Regency trial montage
Gerard Hutch and Jonathan Dowdall. Photograph: Irish Times

Lawyers for murder accused Gerard ‘The Monk’ Hutch have suggested it is “irrational, illogical and inconceivable” that a decision not to prosecute Jonathan Dowdall for the Regency Hotel murder wasn’t entered as a “quid pro quo” for the ex-Sinn Féin Councillor giving a statement to gardaí.

However Detective Superintendent Joseph McLoughlin told Brendan Grehan SC, for Mr Hutch, that the decision to accept a plea from Dowdall to the lesser offence of facilitating the murder was made by the Director of Public Prosecutions in isolation to any potential statement that Dowdall might have made.
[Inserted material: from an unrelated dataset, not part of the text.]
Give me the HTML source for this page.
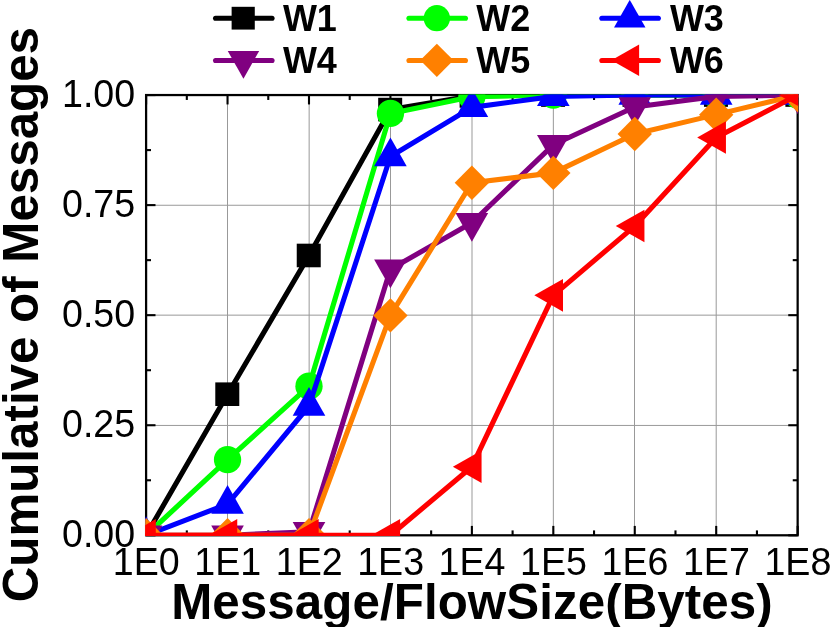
<!DOCTYPE html>
<html><head><meta charset="utf-8"><title>CDF</title>
<style>
html,body{margin:0;padding:0;background:#fff;}
body{width:830px;height:627px;overflow:hidden;}
svg{display:block;will-change:transform;}
text{font-family:"Liberation Sans",sans-serif;fill:#000;}
.tk{font-size:38px;}
.lg{font-size:36px;font-weight:bold;}
.ti{font-size:49.3px;font-weight:bold;}
</style></head><body>
<svg width="830" height="627" viewBox="0 0 830 627">
<rect x="0" y="0" width="830" height="627" fill="#fff"/>
<defs><clipPath id="cp"><rect x="145.2" y="94.5" width="653" height="441.5"/></clipPath></defs>
<g stroke="#999" stroke-width="1"><line x1="227.5" y1="95.05" x2="227.5" y2="535.3"/><line x1="309.15" y1="95.05" x2="309.15" y2="535.3"/><line x1="390.5" y1="95.05" x2="390.5" y2="535.3"/><line x1="472.0" y1="95.05" x2="472.0" y2="535.3"/><line x1="553.35" y1="95.05" x2="553.35" y2="535.3"/><line x1="634.5" y1="95.05" x2="634.5" y2="535.3"/><line x1="716.2" y1="95.05" x2="716.2" y2="535.3"/><line x1="146.1" y1="425.45" x2="797.65" y2="425.45"/><line x1="146.1" y1="315.15" x2="797.65" y2="315.15"/><line x1="146.1" y1="205.25" x2="797.65" y2="205.25"/></g>
<rect x="146.1" y="95.05" width="651.55" height="440.25" fill="none" stroke="#000" stroke-width="2.25"/>
<g stroke="#000" stroke-width="2.1"><line x1="146.10" y1="535.3" x2="146.10" y2="525.90"/><line x1="146.10" y1="95.05" x2="146.10" y2="104.45"/><line x1="186.82" y1="535.3" x2="186.82" y2="530.40"/><line x1="186.82" y1="95.05" x2="186.82" y2="99.95"/><line x1="227.54" y1="535.3" x2="227.54" y2="525.90"/><line x1="227.54" y1="95.05" x2="227.54" y2="104.45"/><line x1="268.27" y1="535.3" x2="268.27" y2="530.40"/><line x1="268.27" y1="95.05" x2="268.27" y2="99.95"/><line x1="308.99" y1="535.3" x2="308.99" y2="525.90"/><line x1="308.99" y1="95.05" x2="308.99" y2="104.45"/><line x1="349.71" y1="535.3" x2="349.71" y2="530.40"/><line x1="349.71" y1="95.05" x2="349.71" y2="99.95"/><line x1="390.43" y1="535.3" x2="390.43" y2="525.90"/><line x1="390.43" y1="95.05" x2="390.43" y2="104.45"/><line x1="431.15" y1="535.3" x2="431.15" y2="530.40"/><line x1="431.15" y1="95.05" x2="431.15" y2="99.95"/><line x1="471.88" y1="535.3" x2="471.88" y2="525.90"/><line x1="471.88" y1="95.05" x2="471.88" y2="104.45"/><line x1="512.60" y1="535.3" x2="512.60" y2="530.40"/><line x1="512.60" y1="95.05" x2="512.60" y2="99.95"/><line x1="553.32" y1="535.3" x2="553.32" y2="525.90"/><line x1="553.32" y1="95.05" x2="553.32" y2="104.45"/><line x1="594.04" y1="535.3" x2="594.04" y2="530.40"/><line x1="594.04" y1="95.05" x2="594.04" y2="99.95"/><line x1="634.76" y1="535.3" x2="634.76" y2="525.90"/><line x1="634.76" y1="95.05" x2="634.76" y2="104.45"/><line x1="675.48" y1="535.3" x2="675.48" y2="530.40"/><line x1="675.48" y1="95.05" x2="675.48" y2="99.95"/><line x1="716.21" y1="535.3" x2="716.21" y2="525.90"/><line x1="716.21" y1="95.05" x2="716.21" y2="104.45"/><line x1="756.93" y1="535.3" x2="756.93" y2="530.40"/><line x1="756.93" y1="95.05" x2="756.93" y2="99.95"/><line x1="797.65" y1="535.3" x2="797.65" y2="525.90"/><line x1="797.65" y1="95.05" x2="797.65" y2="104.45"/><line x1="146.1" y1="535.30" x2="155.50" y2="535.30"/><line x1="797.65" y1="535.30" x2="788.25" y2="535.30"/><line x1="146.1" y1="480.27" x2="151.00" y2="480.27"/><line x1="797.65" y1="480.27" x2="792.75" y2="480.27"/><line x1="146.1" y1="425.24" x2="155.50" y2="425.24"/><line x1="797.65" y1="425.24" x2="788.25" y2="425.24"/><line x1="146.1" y1="370.21" x2="151.00" y2="370.21"/><line x1="797.65" y1="370.21" x2="792.75" y2="370.21"/><line x1="146.1" y1="315.17" x2="155.50" y2="315.17"/><line x1="797.65" y1="315.17" x2="788.25" y2="315.17"/><line x1="146.1" y1="260.14" x2="151.00" y2="260.14"/><line x1="797.65" y1="260.14" x2="792.75" y2="260.14"/><line x1="146.1" y1="205.11" x2="155.50" y2="205.11"/><line x1="797.65" y1="205.11" x2="788.25" y2="205.11"/><line x1="146.1" y1="150.08" x2="151.00" y2="150.08"/><line x1="797.65" y1="150.08" x2="792.75" y2="150.08"/><line x1="146.1" y1="95.05" x2="155.50" y2="95.05"/><line x1="797.65" y1="95.05" x2="788.25" y2="95.05"/></g>
<g clip-path="url(#cp)"><polyline points="146.10,535.30 227.54,394.20 308.99,255.48 390.43,109.58 471.88,95.93 553.32,95.05 634.76,95.05 716.21,95.05 797.65,95.05" fill="none" stroke="#000000" stroke-width="5.1" stroke-linejoin="round" stroke-linecap="round"/>
<rect x="133.85" y="523.50" width="24.00" height="23.60" fill="#000000"/>
<rect x="215.29" y="382.40" width="24.00" height="23.60" fill="#000000"/>
<rect x="296.74" y="243.68" width="24.00" height="23.60" fill="#000000"/>
<rect x="378.18" y="97.78" width="24.00" height="23.60" fill="#000000"/>
<rect x="459.62" y="84.13" width="24.00" height="23.60" fill="#000000"/>
<rect x="541.07" y="83.25" width="24.00" height="23.60" fill="#000000"/>
<rect x="622.51" y="83.25" width="24.00" height="23.60" fill="#000000"/>
<rect x="703.96" y="83.25" width="24.00" height="23.60" fill="#000000"/>
<rect x="785.40" y="83.25" width="24.00" height="23.60" fill="#000000"/>
<polyline points="146.10,535.30 227.54,459.67 308.99,386.19 390.43,113.45 471.88,96.81 553.32,95.05 634.76,95.05 716.21,95.05 797.65,95.05" fill="none" stroke="#00ff00" stroke-width="5.1" stroke-linejoin="round" stroke-linecap="round"/>
<circle cx="146.10" cy="535.30" r="13.65" fill="#00ff00"/>
<circle cx="227.54" cy="459.67" r="13.65" fill="#00ff00"/>
<circle cx="308.99" cy="386.19" r="13.65" fill="#00ff00"/>
<circle cx="390.43" cy="113.45" r="13.65" fill="#00ff00"/>
<circle cx="471.88" cy="96.81" r="13.65" fill="#00ff00"/>
<circle cx="553.32" cy="95.05" r="13.65" fill="#00ff00"/>
<circle cx="634.76" cy="95.05" r="13.65" fill="#00ff00"/>
<circle cx="716.21" cy="95.05" r="13.65" fill="#00ff00"/>
<circle cx="797.65" cy="95.05" r="13.65" fill="#00ff00"/>
<polyline points="146.10,535.30 227.54,504.04 308.99,406.00 390.43,156.51 471.88,107.38 553.32,96.37 634.76,95.05 716.21,95.05 797.65,95.05" fill="none" stroke="#0000ff" stroke-width="5.1" stroke-linejoin="round" stroke-linecap="round"/>
<polygon points="146.10,516.30 162.40,545.00 129.80,545.00" fill="#0000ff"/>
<polygon points="227.54,485.04 243.84,513.74 211.24,513.74" fill="#0000ff"/>
<polygon points="308.99,387.00 325.29,415.70 292.69,415.70" fill="#0000ff"/>
<polygon points="390.43,137.51 406.73,166.21 374.13,166.21" fill="#0000ff"/>
<polygon points="471.88,88.38 488.18,117.08 455.57,117.08" fill="#0000ff"/>
<polygon points="553.32,77.37 569.62,106.07 537.02,106.07" fill="#0000ff"/>
<polygon points="634.76,76.05 651.06,104.75 618.46,104.75" fill="#0000ff"/>
<polygon points="716.21,76.05 732.51,104.75 699.91,104.75" fill="#0000ff"/>
<polygon points="797.65,76.05 813.95,104.75 781.35,104.75" fill="#0000ff"/>
<polyline points="146.10,535.30 227.54,535.30 308.99,531.78 390.43,269.26 471.88,222.72 553.32,144.80 634.76,107.02 716.21,96.37 797.65,95.05" fill="none" stroke="#800080" stroke-width="5.1" stroke-linejoin="round" stroke-linecap="round"/>
<polygon points="146.10,554.30 162.40,525.60 129.80,525.60" fill="#800080"/>
<polygon points="227.54,554.30 243.84,525.60 211.24,525.60" fill="#800080"/>
<polygon points="308.99,550.78 325.29,522.08 292.69,522.08" fill="#800080"/>
<polygon points="390.43,288.26 406.73,259.56 374.13,259.56" fill="#800080"/>
<polygon points="471.88,241.72 488.18,213.02 455.57,213.02" fill="#800080"/>
<polygon points="553.32,163.80 569.62,135.10 537.02,135.10" fill="#800080"/>
<polygon points="634.76,126.02 651.06,97.32 618.46,97.32" fill="#800080"/>
<polygon points="716.21,115.37 732.51,86.67 699.91,86.67" fill="#800080"/>
<polygon points="797.65,114.05 813.95,85.35 781.35,85.35" fill="#800080"/>
<polyline points="146.10,535.30 227.54,535.30 308.99,535.30 390.43,315.40 471.88,182.79 553.32,172.89 634.76,133.97 716.21,114.64 797.65,95.05" fill="none" stroke="#ff8000" stroke-width="5.1" stroke-linejoin="round" stroke-linecap="round"/>
<polygon points="146.10,518.10 163.30,535.30 146.10,552.50 128.90,535.30" fill="#ff8000"/>
<polygon points="227.54,518.10 244.74,535.30 227.54,552.50 210.34,535.30" fill="#ff8000"/>
<polygon points="308.99,518.10 326.19,535.30 308.99,552.50 291.79,535.30" fill="#ff8000"/>
<polygon points="390.43,298.20 407.63,315.40 390.43,332.60 373.23,315.40" fill="#ff8000"/>
<polygon points="471.88,165.59 489.07,182.79 471.88,199.99 454.68,182.79" fill="#ff8000"/>
<polygon points="553.32,155.69 570.52,172.89 553.32,190.09 536.12,172.89" fill="#ff8000"/>
<polygon points="634.76,116.77 651.96,133.97 634.76,151.17 617.56,133.97" fill="#ff8000"/>
<polygon points="716.21,97.44 733.41,114.64 716.21,131.84 699.01,114.64" fill="#ff8000"/>
<polygon points="797.65,77.85 814.85,95.05 797.65,112.25 780.45,95.05" fill="#ff8000"/>
<polyline points="146.10,535.30 227.54,535.30 308.99,535.30 390.43,535.30 471.88,466.71 553.32,295.36 634.76,226.07 716.21,137.53 797.65,95.05" fill="none" stroke="#ff0000" stroke-width="5.1" stroke-linejoin="round" stroke-linecap="round"/>
<polygon points="127.10,535.30 155.80,519.00 155.80,551.60" fill="#ff0000"/>
<polygon points="208.54,535.30 237.24,519.00 237.24,551.60" fill="#ff0000"/>
<polygon points="289.99,535.30 318.69,519.00 318.69,551.60" fill="#ff0000"/>
<polygon points="371.43,535.30 400.13,519.00 400.13,551.60" fill="#ff0000"/>
<polygon points="452.88,466.71 481.57,450.41 481.57,483.01" fill="#ff0000"/>
<polygon points="534.32,295.36 563.02,279.06 563.02,311.66" fill="#ff0000"/>
<polygon points="615.76,226.07 644.46,209.77 644.46,242.37" fill="#ff0000"/>
<polygon points="697.21,137.53 725.91,121.23 725.91,153.83" fill="#ff0000"/>
<polygon points="778.65,95.05 807.35,78.75 807.35,111.35" fill="#ff0000"/></g>
<text class="tk" transform="translate(146.30,575) scale(0.99,1)" text-anchor="middle">1E0</text>
<text class="tk" transform="translate(227.74,575) scale(0.99,1)" text-anchor="middle">1E1</text>
<text class="tk" transform="translate(309.19,575) scale(0.99,1)" text-anchor="middle">1E2</text>
<text class="tk" transform="translate(390.63,575) scale(0.99,1)" text-anchor="middle">1E3</text>
<text class="tk" transform="translate(472.07,575) scale(0.99,1)" text-anchor="middle">1E4</text>
<text class="tk" transform="translate(553.52,575) scale(0.99,1)" text-anchor="middle">1E5</text>
<text class="tk" transform="translate(634.96,575) scale(0.99,1)" text-anchor="middle">1E6</text>
<text class="tk" transform="translate(716.41,575) scale(0.99,1)" text-anchor="middle">1E7</text>
<text class="tk" transform="translate(797.85,575) scale(0.99,1)" text-anchor="middle">1E8</text>
<text class="tk" style="font-size:39.6px" transform="translate(135.2,547.40) scale(0.95,1)" text-anchor="end">0.00</text>
<text class="tk" style="font-size:39.6px" transform="translate(135.2,437.34) scale(0.95,1)" text-anchor="end">0.25</text>
<text class="tk" style="font-size:39.6px" transform="translate(135.2,327.27) scale(0.95,1)" text-anchor="end">0.50</text>
<text class="tk" style="font-size:39.6px" transform="translate(135.2,217.21) scale(0.95,1)" text-anchor="end">0.75</text>
<text class="tk" style="font-size:39.6px" transform="translate(135.2,107.15) scale(0.95,1)" text-anchor="end">1.00</text>
<line x1="215.55" y1="18.3" x2="272.05" y2="18.3" stroke="#000000" stroke-width="5.1" stroke-linecap="round"/>
<rect x="231.62" y="6.81" width="23.16" height="22.77" fill="#000000"/>
<text class="lg" x="282.90" y="30.80">W1</text>
<line x1="408.95" y1="18.3" x2="465.45" y2="18.3" stroke="#00ff00" stroke-width="5.1" stroke-linecap="round"/>
<circle cx="436.85" cy="18.20" r="13.17" fill="#00ff00"/>
<text class="lg" x="476.30" y="30.80">W2</text>
<line x1="601.85" y1="18.3" x2="658.35" y2="18.3" stroke="#0000ff" stroke-width="5.1" stroke-linecap="round"/>
<polygon points="629.75,-0.14 645.48,27.56 614.02,27.56" fill="#0000ff"/>
<text class="lg" x="669.90" y="30.80">W3</text>
<line x1="215.55" y1="60.45" x2="272.05" y2="60.45" stroke="#800080" stroke-width="5.1" stroke-linecap="round"/>
<polygon points="243.45,78.69 259.18,50.99 227.72,50.99" fill="#800080"/>
<text class="lg" x="282.90" y="72.95">W4</text>
<line x1="408.95" y1="60.45" x2="465.45" y2="60.45" stroke="#ff8000" stroke-width="5.1" stroke-linecap="round"/>
<polygon points="436.85,43.75 453.45,60.35 436.85,76.95 420.25,60.35" fill="#ff8000"/>
<text class="lg" x="476.30" y="72.95">W5</text>
<line x1="601.85" y1="60.45" x2="658.35" y2="60.45" stroke="#ff0000" stroke-width="5.1" stroke-linecap="round"/>
<polygon points="611.41,60.35 639.11,44.62 639.11,76.08" fill="#ff0000"/>
<text class="lg" x="669.90" y="72.95">W6</text>
<text class="ti" x="171.2" y="619" letter-spacing="0.07">Message/FlowSize(Bytes)</text>
<text class="ti" transform="translate(37.6,602.3) rotate(-90)" x="0" y="0">Cumulative of Messages</text>
</svg></body></html>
Mr Grehan said he would be making submissions that Dowdall agreed to give a statement in circumstances where he had the “most powerful possible incentive” to implicate Mr Hutch if he was going to succeed in getting the murder charge dropped.

Earlier, Detective Sergeant Patrick O’Toole agreed with Mr Grehan that gardaí had no evidence to support Dowdall’s allegation that Mr Hutch had “effectively confessed” to murdering Kinahan Cartel member David Byrne at the hotel other than Dowdall’s “say so”.

READ SOME MORE

At the opening of the trial, Sean Gillane SC said the State’s case was that Mr Hutch had contacted Dowdall and arranged to meet him days after the shooting. Mr Gillane said the evidence would be that Mr Hutch told Dowdall that he was “one of the team” that murdered Mr Byrne at the Regency Hotel in 2016.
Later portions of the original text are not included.